How rapeseed could be used as a protein source for human nutrition

According to the Food and Agriculture Organization of the United Nations (FAO), the demand for food will approximately double by 2050 due to the growing world population. “Bottlenecks are to be expected in this context, particularly in protein supply,” says Thomas Hofmann, who heads the Chair of Food Chemistry and Molecular Sensory Science at the Technical University of Munich (TUM).

According to Hofmann, who is also Director of the Leibniz-Institute for Food Systems Biology, it is therefore important to develop new plant protein sources for human nutrition. And rapeseed is a good local source.

Rapeseed doesn’t just contain oil but high-quality protein too, which contains many essential amino acids. Worldwide around 1.12 million tons of crude protein are produced annually from rapeseed oil. Although farmers have long used this so-called rapeseed cake as a protein feed for animals, it has not played a role as a protein source in human nutrition so far.

One reason is that the accompanying substances contained in rapeseed strongly impair the taste of the obtained protein isolates. These substances include, for example, very bitter-tasting secondary plant constituents. Hofmann and his team therefore looked into the issue of which bitter substances cause the rapeseed protein’s unpleasant bad taste.

Bitter protein

The researchers investigated three different protein isolates using mass spectrometric analysis methods and taste tests. The first isolate was an extract of all the proteins contained in rapeseed meal. The second isolate predominantly contained cruciferin and the third napin, which are the rapeseed’s two main storage proteins. All three isolates had a protein content of 80 to 90 percent.

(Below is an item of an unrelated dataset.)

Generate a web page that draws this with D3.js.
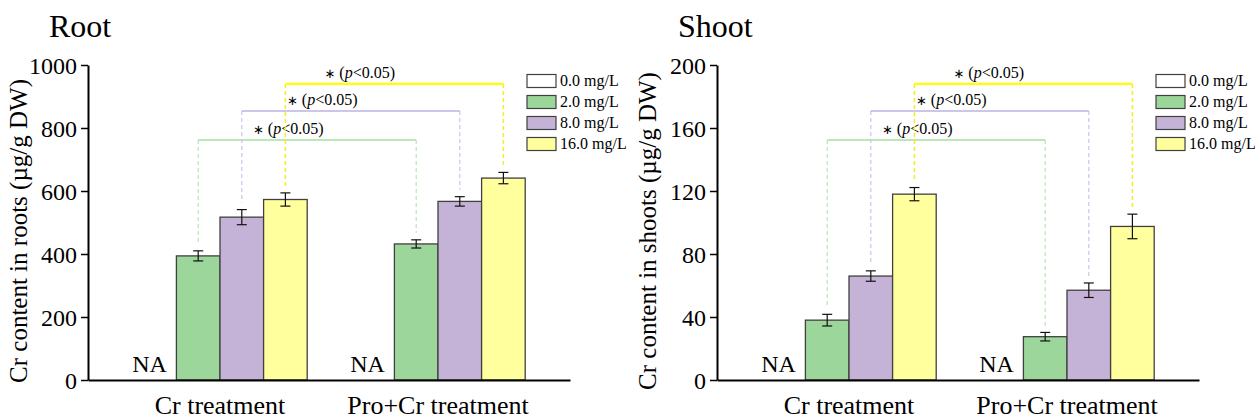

As the investigations show for the first time, a compound called kaempferol 3-O-(2‘‘‘-O-sinapoyl-ß-sophoroside) is the key substance that makes protein extracts from rapeseed inedible. The cruciferin isolate in particular contained a large amount of this bitter substance with 390 milligrams per kilogramme. The rapeseed meal and napin isolate had less than a tenth of the quantity, but still tasted bitter in the sensory test.

“Since we now know the cause of the bitter off-taste, it is much easier to develop suitable technological processes or breeding strategies that can be used to produce tasty, protein-rich foods from rapeseed,” said co-author Corinna Dawid, who heads the Phytometabolomics research group at TUM.